> Given exercise
Your task is to retype, word for word, the lines from the start of the data through the line holding "import plotly.graph_objects as go". Do not include the pictures.

---------- Supplied data ----------

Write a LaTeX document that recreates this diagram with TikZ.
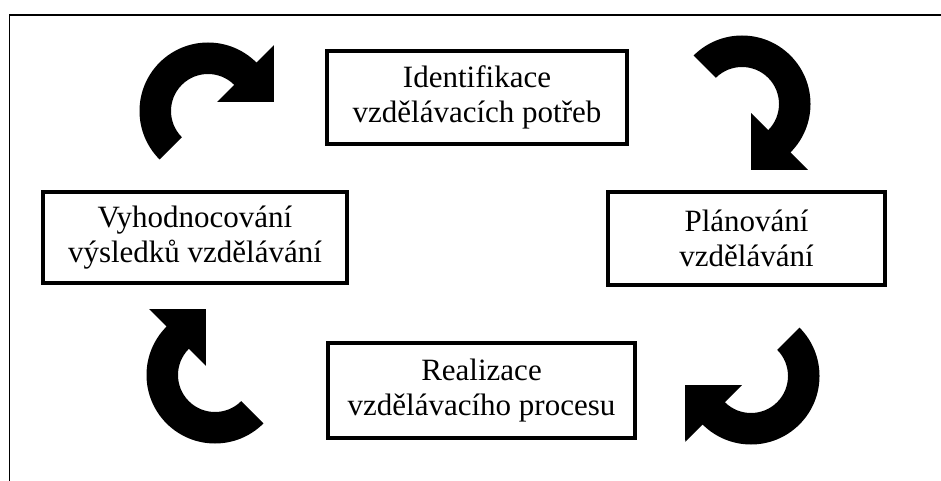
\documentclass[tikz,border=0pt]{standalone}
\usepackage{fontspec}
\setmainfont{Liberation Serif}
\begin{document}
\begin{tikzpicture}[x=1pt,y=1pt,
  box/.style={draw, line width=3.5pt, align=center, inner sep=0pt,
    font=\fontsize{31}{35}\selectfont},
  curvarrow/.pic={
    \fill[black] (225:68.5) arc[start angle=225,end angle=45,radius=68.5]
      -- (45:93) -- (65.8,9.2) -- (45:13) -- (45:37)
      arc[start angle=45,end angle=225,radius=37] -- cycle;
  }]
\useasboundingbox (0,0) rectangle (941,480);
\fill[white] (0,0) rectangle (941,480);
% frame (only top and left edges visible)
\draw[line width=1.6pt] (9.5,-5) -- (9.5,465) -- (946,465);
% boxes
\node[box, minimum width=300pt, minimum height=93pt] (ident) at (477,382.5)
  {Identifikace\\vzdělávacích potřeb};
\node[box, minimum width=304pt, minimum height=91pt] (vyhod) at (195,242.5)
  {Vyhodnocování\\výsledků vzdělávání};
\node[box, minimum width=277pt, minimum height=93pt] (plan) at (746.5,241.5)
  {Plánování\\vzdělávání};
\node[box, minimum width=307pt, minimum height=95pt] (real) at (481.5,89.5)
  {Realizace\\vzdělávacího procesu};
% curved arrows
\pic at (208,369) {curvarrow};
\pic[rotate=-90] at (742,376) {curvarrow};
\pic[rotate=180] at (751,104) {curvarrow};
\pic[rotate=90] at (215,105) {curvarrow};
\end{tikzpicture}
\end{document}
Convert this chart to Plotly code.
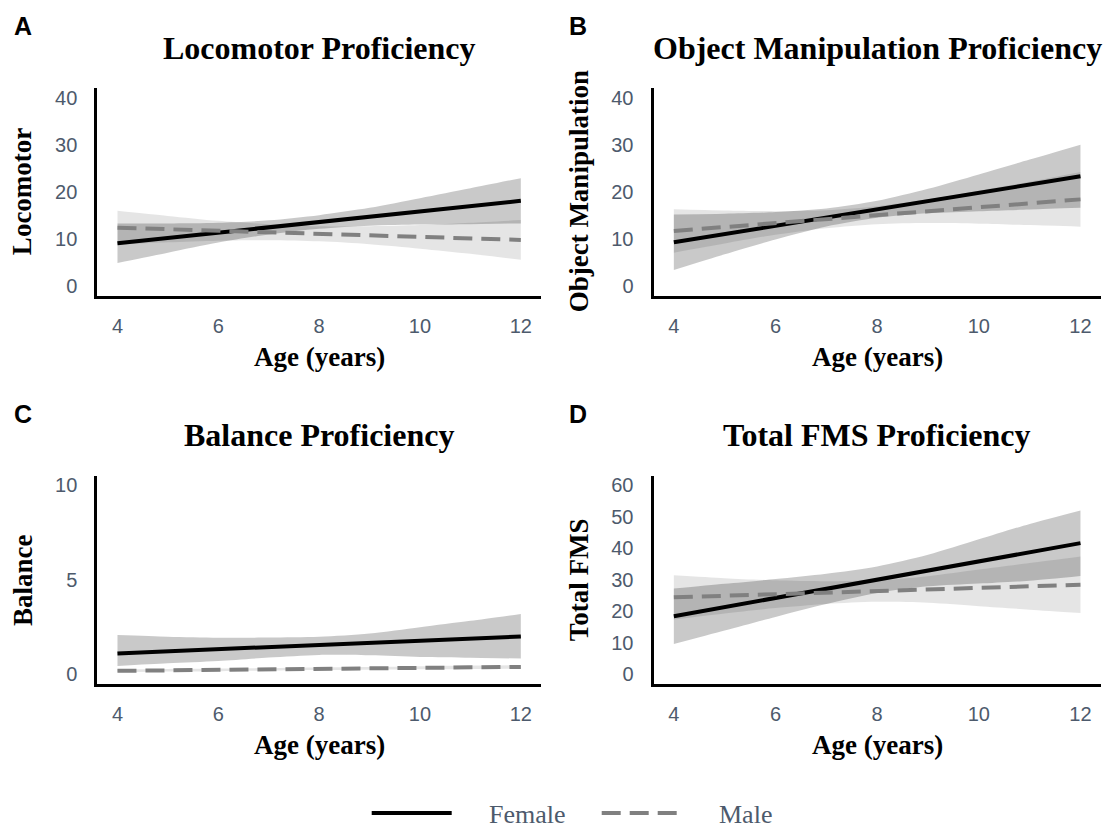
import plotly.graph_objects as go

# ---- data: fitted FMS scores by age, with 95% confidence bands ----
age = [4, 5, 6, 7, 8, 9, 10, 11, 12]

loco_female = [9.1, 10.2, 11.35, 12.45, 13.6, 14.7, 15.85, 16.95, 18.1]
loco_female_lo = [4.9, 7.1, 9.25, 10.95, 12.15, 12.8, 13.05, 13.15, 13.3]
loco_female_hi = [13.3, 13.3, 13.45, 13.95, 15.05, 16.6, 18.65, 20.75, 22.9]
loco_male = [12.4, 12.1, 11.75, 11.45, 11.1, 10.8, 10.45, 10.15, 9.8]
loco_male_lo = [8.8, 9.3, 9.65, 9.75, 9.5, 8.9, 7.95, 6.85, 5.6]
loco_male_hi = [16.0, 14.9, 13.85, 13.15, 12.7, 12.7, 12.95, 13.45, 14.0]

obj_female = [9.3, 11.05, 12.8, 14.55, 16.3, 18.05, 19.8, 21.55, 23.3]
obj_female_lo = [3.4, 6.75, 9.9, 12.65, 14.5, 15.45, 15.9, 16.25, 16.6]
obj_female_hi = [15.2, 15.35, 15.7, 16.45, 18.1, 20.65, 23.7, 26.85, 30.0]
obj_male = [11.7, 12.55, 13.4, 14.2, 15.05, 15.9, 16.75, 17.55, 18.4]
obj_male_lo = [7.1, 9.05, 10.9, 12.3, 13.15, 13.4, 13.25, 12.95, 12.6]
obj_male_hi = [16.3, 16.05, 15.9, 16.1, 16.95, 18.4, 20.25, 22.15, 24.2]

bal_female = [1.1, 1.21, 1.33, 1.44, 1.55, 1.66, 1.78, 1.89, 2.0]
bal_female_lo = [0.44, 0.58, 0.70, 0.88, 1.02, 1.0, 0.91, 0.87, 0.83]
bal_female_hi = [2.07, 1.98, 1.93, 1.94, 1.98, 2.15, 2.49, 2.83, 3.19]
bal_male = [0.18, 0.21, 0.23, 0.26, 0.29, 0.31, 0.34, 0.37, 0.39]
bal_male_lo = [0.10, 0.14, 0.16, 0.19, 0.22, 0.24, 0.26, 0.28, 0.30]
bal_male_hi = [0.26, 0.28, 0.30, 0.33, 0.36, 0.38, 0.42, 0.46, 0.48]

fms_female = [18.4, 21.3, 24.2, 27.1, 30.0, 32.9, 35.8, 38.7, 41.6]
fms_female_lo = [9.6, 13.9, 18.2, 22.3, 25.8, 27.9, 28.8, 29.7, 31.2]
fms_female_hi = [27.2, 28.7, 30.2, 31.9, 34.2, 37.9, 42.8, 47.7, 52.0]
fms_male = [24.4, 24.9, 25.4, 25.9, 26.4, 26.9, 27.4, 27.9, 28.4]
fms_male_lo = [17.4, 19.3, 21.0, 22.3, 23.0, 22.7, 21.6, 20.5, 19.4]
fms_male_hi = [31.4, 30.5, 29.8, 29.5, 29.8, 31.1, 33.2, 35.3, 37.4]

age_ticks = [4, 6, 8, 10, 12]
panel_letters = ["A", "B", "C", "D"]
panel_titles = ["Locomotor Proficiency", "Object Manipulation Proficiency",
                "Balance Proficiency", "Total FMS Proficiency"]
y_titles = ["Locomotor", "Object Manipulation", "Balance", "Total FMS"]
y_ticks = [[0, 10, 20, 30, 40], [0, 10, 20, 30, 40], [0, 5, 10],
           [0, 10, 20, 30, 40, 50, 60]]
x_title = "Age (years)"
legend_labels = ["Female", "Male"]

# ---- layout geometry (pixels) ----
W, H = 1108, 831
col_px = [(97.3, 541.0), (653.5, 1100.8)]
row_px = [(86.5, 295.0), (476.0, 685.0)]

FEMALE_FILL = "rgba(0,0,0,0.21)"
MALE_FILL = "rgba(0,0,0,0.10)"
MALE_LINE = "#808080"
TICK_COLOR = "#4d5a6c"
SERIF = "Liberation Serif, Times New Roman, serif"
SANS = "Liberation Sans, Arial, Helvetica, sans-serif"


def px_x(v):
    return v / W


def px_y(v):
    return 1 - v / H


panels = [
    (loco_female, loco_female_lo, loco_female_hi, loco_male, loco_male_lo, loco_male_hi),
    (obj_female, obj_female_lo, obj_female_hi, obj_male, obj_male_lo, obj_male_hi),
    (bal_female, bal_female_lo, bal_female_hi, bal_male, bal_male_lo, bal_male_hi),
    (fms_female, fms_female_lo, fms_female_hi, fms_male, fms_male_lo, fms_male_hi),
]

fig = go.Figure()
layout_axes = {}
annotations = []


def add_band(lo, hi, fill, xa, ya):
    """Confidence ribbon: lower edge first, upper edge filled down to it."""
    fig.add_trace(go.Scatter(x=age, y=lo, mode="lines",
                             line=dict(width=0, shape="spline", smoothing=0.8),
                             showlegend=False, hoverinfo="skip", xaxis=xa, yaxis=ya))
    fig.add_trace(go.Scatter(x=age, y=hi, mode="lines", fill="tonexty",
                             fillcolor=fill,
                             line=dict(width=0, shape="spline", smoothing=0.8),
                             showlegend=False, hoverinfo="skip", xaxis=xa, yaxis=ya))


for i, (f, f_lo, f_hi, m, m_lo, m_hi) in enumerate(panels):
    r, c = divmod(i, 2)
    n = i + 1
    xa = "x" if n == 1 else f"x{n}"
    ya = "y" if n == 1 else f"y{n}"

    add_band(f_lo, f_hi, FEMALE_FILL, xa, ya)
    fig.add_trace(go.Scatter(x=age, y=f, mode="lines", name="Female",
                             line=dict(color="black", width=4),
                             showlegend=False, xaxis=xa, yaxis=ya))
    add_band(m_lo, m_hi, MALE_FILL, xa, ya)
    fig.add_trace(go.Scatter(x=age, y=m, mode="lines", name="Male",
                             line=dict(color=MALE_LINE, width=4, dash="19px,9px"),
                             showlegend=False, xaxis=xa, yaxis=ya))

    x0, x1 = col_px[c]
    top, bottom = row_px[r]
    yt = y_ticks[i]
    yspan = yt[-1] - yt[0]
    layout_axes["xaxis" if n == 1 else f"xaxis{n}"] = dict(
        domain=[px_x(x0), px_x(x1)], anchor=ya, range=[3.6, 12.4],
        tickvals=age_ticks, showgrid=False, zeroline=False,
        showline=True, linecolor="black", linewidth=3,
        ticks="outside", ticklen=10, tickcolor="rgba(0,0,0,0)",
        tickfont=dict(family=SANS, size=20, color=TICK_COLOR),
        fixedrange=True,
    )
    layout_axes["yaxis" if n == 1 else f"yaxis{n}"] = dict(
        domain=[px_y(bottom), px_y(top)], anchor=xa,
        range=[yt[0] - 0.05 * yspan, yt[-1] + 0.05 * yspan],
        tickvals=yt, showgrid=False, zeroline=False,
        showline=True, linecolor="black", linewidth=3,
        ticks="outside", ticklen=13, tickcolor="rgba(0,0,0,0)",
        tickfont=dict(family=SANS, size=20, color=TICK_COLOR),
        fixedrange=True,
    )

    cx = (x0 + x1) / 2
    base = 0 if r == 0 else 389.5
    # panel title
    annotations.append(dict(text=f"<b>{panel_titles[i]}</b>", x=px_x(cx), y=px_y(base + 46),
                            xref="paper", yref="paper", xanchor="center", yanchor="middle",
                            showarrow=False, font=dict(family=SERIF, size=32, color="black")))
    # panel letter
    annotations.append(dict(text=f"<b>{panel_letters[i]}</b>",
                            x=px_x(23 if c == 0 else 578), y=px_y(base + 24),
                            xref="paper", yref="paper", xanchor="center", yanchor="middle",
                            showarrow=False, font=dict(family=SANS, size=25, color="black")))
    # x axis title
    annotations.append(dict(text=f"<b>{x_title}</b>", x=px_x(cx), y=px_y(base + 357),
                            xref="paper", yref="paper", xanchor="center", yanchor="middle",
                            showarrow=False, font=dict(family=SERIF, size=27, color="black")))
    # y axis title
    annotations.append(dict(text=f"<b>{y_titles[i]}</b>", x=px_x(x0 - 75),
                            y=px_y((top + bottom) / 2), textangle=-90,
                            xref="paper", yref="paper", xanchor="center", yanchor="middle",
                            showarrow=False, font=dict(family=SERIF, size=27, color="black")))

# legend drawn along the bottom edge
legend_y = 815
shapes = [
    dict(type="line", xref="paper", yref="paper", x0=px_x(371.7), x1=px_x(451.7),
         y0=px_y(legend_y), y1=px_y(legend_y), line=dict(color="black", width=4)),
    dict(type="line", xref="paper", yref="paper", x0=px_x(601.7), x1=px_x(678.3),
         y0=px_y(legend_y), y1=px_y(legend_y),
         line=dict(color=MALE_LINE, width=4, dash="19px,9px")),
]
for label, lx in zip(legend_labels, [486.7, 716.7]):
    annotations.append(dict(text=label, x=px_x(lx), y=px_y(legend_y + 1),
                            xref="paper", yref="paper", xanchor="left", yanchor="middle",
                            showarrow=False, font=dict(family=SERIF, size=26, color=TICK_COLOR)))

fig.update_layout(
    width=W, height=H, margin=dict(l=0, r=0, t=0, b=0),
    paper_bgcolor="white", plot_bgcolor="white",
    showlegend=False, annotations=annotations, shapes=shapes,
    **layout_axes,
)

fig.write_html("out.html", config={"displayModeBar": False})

----------

> The answer
Write a LaTeX document that recreates this diagram with TikZ.
\documentclass[tikz,border=0pt]{standalone}
\usepackage{fontspec}
\setmainfont{Liberation Serif}
\begin{document}
\begin{tikzpicture}[x=1pt,y=1pt,
  box/.style={draw, line width=3.5pt, align=center, inner sep=0pt,
    font=\fontsize{31}{35}\selectfont},
  curvarrow/.pic={
    \fill[black] (225:68.5) arc[start angle=225,end angle=45,radius=68.5]
      -- (45:93) -- (65.8,9.2) -- (45:13) -- (45:37)
      arc[start angle=45,end angle=225,radius=37] -- cycle;
  }]
\useasboundingbox (0,0) rectangle (941,480);
\fill[white] (0,0) rectangle (941,480);
% frame (only top and left edges visible)
\draw[line width=1.6pt] (9.5,-5) -- (9.5,465) -- (946,465);
% boxes
\node[box, minimum width=300pt, minimum height=93pt] (ident) at (477,382.5)
  {Identifikace\\vzdělávacích potřeb};
\node[box, minimum width=304pt, minimum height=91pt] (vyhod) at (195,242.5)
  {Vyhodnocování\\výsledků vzdělávání};
\node[box, minimum width=277pt, minimum height=93pt] (plan) at (746.5,241.5)
  {Plánování\\vzdělávání};
\node[box, minimum width=307pt, minimum height=95pt] (real) at (481.5,89.5)
  {Realizace\\vzdělávacího procesu};
% curved arrows
\pic at (208,369) {curvarrow};
\pic[rotate=-90] at (742,376) {curvarrow};
\pic[rotate=180] at (751,104) {curvarrow};
\pic[rotate=90] at (215,105) {curvarrow};
\end{tikzpicture}
\end{document}
Convert this chart to Plotly code.
import plotly.graph_objects as go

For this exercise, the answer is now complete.